"Refundação da Esquerda" e a Escola da Práxis
A ESQUERDA TEM MUITO EM COMUM com o cristianismo, a começar pelo desejo de encontrar o "verdadeiro caminho", fiel aos ensinamentos de seus patronos, mediante autocrítica e expiação dos erros cometidos.
Com efeito, "a tradição esquerdista é, depois de sofrer derrotas, ir a fundo nas críticas e autocríticas, até chegar a conclusões quanto aos erros cometidos e às correções de rumo necessárias para que não se repitam adiante".
Nesse sentido, como dizia Einstein, que era gauche, mas não de esquerda, "é insano seguir fazendo sempre a mesma coisa e querer obter resultados diferentes".
Em ocasiões históricas como essas, vale a pena lembrar a experiência da Escola da Práxis, um importante movimento filosófico internacional, iniciado nos anos 1960 na Iugoslávia, um país que não existe mais.
De 1964 a 1974 a Escola publicou uma revista, Práxis, provavelmente a mais famosa dentre todas como orientação marxista, precisamente porque não fazia apologia de nenhum regime ou experiência socialista isolada. O que não era o caso do leninismo e do estalinismo ("marxismo-leninismo"), que os teóricos da Práxis consideravam infiéis ao marxismo, porque distorciam conceitos e princípios para satisfizer as necessidades das elites dirigentes de seus regimes absolutamente avessos a qualquer tipo de crítica.
As características fundamentais da Escola e sua revista eram (1) ênfase nos escritos do 'Jovem Marx' - o "Marx real", menos centrado na economia e mais humanista, focado na libertação da humanidade dos infindáveis grilhões que a escravizam em vez dela mesma os controlar; (2) defesa da liberdade de expressão, não somente em regimes autoritários, mas também nas democracias, na base na insistência de Marx na crítica radical, capaz de contestar as raízes das próprias convicções.
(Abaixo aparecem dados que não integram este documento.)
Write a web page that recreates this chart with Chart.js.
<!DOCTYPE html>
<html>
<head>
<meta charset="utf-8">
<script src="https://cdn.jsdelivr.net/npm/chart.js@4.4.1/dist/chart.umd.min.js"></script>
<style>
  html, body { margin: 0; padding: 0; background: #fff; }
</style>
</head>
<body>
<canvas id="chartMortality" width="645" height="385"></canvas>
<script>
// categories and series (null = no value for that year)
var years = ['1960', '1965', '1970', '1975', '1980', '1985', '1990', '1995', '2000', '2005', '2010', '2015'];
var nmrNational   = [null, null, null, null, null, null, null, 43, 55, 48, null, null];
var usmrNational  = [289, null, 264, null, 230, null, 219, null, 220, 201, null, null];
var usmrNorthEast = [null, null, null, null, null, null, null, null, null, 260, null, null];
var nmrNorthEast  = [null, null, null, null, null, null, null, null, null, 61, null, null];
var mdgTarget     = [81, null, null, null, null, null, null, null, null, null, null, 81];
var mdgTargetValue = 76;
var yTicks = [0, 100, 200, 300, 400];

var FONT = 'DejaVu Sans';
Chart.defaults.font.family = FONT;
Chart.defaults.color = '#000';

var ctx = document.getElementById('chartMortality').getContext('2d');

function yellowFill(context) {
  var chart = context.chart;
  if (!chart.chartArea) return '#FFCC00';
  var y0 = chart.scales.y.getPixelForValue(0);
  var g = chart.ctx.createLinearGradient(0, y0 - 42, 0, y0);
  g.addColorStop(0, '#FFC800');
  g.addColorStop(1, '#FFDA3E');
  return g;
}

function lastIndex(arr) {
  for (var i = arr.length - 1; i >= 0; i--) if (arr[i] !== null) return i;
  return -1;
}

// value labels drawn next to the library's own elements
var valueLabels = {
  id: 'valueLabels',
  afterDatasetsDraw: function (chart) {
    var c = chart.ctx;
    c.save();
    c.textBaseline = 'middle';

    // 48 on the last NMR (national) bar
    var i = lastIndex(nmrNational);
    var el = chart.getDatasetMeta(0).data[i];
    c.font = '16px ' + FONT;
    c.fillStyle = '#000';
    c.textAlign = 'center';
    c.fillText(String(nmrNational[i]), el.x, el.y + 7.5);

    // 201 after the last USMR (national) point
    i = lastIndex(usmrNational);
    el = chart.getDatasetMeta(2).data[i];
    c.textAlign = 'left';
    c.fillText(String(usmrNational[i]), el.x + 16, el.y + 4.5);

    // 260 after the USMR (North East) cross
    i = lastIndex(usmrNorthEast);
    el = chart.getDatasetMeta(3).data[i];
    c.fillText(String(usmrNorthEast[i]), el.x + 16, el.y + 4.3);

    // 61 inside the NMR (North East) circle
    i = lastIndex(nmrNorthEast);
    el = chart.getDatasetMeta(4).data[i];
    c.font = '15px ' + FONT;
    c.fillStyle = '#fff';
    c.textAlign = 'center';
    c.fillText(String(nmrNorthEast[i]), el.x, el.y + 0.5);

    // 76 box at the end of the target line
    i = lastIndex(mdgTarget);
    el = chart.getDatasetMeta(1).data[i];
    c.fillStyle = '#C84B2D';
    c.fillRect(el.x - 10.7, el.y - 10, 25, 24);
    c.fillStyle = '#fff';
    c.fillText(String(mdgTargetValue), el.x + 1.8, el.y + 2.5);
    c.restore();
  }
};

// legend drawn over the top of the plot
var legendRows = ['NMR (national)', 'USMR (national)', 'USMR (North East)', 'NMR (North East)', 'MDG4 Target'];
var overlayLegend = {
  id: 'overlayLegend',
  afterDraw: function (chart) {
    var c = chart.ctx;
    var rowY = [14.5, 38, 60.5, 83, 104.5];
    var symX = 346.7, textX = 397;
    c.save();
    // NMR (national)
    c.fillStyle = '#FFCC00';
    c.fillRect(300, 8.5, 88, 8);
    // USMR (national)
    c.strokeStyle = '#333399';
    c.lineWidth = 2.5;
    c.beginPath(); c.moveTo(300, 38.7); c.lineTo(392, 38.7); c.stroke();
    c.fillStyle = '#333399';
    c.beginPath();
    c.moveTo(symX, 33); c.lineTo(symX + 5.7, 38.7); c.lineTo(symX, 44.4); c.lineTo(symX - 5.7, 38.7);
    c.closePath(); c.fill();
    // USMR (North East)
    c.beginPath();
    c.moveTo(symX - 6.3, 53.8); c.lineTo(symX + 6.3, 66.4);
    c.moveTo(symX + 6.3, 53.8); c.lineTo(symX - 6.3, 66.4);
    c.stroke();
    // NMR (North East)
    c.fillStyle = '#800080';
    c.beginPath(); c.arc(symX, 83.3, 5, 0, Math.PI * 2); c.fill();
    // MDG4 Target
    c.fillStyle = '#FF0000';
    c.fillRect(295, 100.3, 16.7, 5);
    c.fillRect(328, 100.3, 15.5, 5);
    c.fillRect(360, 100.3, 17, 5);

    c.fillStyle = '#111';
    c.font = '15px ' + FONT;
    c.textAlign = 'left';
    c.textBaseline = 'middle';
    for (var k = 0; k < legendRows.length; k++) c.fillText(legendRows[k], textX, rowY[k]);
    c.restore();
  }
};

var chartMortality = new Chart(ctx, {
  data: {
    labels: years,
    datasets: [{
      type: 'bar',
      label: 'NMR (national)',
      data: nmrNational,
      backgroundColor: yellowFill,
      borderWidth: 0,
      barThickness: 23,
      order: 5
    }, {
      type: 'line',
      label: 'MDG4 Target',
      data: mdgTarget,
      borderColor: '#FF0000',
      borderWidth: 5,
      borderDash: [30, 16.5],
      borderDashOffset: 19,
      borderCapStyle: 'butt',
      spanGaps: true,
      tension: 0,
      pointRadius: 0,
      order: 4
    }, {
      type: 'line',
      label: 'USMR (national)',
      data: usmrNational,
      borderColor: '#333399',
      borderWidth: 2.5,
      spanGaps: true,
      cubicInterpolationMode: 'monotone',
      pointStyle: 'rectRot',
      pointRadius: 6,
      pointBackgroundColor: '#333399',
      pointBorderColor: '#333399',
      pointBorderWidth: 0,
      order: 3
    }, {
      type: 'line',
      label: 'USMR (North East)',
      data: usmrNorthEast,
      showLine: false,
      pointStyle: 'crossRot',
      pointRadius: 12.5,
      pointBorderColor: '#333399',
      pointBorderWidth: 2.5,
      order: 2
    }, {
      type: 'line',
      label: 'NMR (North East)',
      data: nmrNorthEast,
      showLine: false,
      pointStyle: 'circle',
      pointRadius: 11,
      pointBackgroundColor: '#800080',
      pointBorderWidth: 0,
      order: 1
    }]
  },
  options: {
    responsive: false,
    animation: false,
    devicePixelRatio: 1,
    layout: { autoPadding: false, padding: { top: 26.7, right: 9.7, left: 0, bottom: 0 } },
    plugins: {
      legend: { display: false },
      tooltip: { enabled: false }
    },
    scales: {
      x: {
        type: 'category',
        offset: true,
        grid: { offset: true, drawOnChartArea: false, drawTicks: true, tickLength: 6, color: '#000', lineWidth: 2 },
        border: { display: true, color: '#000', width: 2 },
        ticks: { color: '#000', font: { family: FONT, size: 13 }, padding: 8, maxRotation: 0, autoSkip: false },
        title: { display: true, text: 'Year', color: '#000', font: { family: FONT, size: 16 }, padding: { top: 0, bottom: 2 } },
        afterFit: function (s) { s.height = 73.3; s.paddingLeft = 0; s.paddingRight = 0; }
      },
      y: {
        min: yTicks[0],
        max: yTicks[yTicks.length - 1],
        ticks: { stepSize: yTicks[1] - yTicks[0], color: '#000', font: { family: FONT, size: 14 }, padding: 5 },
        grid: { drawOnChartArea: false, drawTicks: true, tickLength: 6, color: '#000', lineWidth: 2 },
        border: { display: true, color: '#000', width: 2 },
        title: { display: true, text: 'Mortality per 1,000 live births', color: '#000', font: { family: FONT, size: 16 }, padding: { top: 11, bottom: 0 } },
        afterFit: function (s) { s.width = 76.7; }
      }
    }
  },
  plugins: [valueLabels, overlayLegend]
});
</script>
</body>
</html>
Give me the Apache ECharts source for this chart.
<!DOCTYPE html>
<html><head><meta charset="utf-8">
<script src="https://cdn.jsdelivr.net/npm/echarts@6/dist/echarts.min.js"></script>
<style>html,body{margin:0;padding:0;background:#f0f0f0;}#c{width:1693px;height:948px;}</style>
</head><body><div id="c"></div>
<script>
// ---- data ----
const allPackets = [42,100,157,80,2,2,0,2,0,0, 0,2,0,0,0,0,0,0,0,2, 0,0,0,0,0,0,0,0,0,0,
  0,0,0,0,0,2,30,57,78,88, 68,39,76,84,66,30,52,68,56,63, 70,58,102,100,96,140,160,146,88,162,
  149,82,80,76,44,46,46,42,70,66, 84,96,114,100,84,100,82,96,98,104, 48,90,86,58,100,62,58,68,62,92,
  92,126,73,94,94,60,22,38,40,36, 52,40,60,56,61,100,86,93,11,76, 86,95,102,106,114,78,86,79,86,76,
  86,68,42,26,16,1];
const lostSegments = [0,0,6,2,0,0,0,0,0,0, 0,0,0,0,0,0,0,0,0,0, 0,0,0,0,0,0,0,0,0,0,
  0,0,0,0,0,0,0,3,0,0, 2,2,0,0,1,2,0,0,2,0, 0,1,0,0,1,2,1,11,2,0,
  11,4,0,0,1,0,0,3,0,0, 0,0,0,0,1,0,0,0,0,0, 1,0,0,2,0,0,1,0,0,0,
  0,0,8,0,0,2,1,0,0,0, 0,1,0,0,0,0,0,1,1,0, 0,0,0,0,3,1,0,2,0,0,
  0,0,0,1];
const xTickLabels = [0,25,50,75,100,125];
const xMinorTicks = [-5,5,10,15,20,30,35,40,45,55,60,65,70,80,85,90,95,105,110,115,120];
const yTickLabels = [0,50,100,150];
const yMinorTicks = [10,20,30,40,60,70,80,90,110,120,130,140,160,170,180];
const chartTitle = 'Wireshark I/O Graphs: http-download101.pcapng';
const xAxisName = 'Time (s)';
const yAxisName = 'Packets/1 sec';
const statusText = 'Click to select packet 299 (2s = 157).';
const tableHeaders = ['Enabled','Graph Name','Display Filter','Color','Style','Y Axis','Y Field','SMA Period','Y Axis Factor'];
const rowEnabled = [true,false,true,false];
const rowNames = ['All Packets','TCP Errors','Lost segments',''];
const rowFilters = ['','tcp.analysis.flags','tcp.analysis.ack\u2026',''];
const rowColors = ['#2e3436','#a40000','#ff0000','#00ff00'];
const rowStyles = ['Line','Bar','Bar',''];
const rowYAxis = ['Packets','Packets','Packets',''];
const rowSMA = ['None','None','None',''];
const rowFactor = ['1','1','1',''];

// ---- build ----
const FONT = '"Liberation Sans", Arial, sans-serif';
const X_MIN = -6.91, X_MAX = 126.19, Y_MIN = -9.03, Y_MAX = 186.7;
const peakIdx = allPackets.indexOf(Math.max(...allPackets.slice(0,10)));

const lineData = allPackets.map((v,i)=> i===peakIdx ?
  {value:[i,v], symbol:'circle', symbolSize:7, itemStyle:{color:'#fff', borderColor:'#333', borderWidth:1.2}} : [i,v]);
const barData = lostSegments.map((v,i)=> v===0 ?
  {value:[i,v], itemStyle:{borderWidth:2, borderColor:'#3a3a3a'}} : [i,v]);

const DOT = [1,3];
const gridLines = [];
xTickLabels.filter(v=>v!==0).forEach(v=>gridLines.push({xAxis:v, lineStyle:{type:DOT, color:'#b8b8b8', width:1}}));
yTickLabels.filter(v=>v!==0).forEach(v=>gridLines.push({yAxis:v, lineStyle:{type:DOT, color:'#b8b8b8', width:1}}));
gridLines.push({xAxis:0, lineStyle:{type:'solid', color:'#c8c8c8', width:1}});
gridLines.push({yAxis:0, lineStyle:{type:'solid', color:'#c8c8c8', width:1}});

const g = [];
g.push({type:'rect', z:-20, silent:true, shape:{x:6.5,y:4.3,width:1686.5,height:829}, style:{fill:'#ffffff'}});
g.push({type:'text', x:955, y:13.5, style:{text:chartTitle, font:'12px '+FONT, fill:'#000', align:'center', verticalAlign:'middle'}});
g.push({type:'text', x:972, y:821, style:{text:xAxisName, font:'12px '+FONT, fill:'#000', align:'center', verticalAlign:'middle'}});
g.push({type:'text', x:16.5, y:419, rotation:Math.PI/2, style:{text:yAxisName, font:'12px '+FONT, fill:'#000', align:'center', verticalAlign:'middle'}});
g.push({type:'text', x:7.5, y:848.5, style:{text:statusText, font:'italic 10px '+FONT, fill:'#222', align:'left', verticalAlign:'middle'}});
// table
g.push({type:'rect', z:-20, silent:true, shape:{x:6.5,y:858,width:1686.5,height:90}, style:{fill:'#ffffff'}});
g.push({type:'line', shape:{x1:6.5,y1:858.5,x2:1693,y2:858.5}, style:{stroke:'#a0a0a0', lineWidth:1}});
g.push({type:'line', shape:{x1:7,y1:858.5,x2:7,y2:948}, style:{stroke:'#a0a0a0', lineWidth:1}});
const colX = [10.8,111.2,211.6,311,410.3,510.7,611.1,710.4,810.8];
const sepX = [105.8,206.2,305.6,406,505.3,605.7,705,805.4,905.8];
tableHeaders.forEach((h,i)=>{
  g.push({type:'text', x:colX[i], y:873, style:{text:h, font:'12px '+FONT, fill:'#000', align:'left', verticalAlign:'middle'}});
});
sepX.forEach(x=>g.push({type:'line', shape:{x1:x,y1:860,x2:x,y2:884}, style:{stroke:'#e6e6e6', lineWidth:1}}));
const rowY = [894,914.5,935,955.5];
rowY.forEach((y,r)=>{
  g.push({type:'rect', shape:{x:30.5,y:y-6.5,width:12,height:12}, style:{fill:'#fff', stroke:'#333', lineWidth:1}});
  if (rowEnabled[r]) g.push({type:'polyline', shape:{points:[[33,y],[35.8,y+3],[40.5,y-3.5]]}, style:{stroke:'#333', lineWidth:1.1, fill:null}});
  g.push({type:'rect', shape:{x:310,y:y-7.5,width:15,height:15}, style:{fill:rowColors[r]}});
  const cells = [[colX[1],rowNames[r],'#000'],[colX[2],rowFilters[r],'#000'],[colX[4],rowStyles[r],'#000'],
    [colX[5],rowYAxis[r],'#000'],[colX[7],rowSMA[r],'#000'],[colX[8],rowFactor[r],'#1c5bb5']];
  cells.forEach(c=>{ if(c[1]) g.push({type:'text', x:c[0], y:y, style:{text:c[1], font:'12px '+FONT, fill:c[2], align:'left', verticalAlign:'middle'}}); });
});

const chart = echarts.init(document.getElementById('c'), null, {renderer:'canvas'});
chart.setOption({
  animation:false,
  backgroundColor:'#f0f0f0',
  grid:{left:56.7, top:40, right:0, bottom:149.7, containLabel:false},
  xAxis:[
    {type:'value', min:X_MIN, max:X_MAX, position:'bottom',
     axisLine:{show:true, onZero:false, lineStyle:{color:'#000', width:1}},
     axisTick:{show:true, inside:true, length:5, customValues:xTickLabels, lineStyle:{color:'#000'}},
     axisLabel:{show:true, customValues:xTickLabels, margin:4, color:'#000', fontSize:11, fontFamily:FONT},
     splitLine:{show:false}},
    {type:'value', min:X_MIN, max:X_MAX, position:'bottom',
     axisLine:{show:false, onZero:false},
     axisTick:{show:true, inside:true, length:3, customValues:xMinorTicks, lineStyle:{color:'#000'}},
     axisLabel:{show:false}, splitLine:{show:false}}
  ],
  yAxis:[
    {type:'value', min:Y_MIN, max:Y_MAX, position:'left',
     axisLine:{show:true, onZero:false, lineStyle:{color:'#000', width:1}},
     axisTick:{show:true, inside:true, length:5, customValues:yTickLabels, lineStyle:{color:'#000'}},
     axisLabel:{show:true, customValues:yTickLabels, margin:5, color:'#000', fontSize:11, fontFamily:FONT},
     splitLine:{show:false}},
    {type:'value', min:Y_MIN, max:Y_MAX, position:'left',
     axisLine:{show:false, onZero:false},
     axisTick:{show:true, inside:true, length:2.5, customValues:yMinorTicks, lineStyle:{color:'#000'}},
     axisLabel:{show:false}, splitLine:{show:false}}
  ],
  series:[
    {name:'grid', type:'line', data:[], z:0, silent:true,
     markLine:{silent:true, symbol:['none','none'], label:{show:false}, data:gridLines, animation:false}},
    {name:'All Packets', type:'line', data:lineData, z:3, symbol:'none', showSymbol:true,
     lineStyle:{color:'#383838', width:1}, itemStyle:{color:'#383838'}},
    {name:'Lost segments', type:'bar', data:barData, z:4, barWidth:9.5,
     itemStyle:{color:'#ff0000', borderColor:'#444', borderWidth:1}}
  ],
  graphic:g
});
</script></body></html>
Nas palavras de Erich Fromm, psicanalista, filósofo e sociólogo alemão, "voltar ao Marx real significa posicionar-se contra o Marx distorcido pelos social-democratas e pelos estalinistas".
Além de Fromm, o humanismo marxista da Práxis tinha como inspiração Antonio Gramsci, Karl Korsch, Georg Lukács, Ernst Bloch, Herbet Marcuse, e Lucien Goldmann. E seus membros mais proeminentes foram os próprios Fromm, Bloch e Marcuse, e os conceituados Jürgen Habermas, Eugen Fink, Henri Lefebvre, Richard Bernstein, Shlomo Avineri, e Zygmunt Bauman, para mencionar somente alguns dos mais importantes autores marxistas de todos os tempos.
Autores que incluíam até mesmo representantes do Vaticano, como Gustav Wetter, jesuíta especializado em materialismo dialético - conceitos e princípios acerca da evolução natural e a emergência de novas qualidades do ser. Nada mais natural, pois na revista e nos cursos da Práxis estudava-se desde fenomenologia (estudo filosófico das estruturas da experiência e da consciência) a teologia (estudo crítico da natureza do divino).
As posturas da Práxis resultaram em muitos aborrecimentos, como acusações a seus membros e autores, chamados, por outros políticos e intelectuais de esquerda, "profissionais do anticomunismo", e perseguidos, caluniados e até ridicularizados por direitistas, em ações de "caça às bruxas", como mostrado na película Ave César, de 2015, produzida e dirigida por Joel e Ethan Coen.
Práxis deixou de ser publicada na Iugoslávia, em 1975, voltou a ser editada em 1981, em Oxford, com o título de Praxis International. Perdurou até 1994, quando mudou de nome para Constellations, revista exclusivamente acadêmica, quinzenal.
Em 1992, ela trouxe um artigo meu, Change and Control on the Loose (Mudança e controle frouxos), sobre crise ser um fenômeno e um conceito aplicável prioritariamente à ausência de "agência" capaz de, como se fosse um médico, realizar diagnóstico e aplicar a terapia adequada.
Agência que Zygmunt Bauman atualmente identifica com o Estado "líquido", impotente para gerenciar crises, que o artigo, por sua vez, acentua não podem ser separadas do sujeito, da experiência individual que, como um paciente, sofre com a "própria impotência diante do férrea objetividade de seu estado crítico".
Sendo que, hoje em dia, "os pacientes em estado crítico não são mais os burgueses, mas os próprios paladinos das reformas sociais".
Sendo que, hoje em dia, "os pacientes em estado crítico não são mais os burgueses, mas os próprios paladinos das reformas sociais".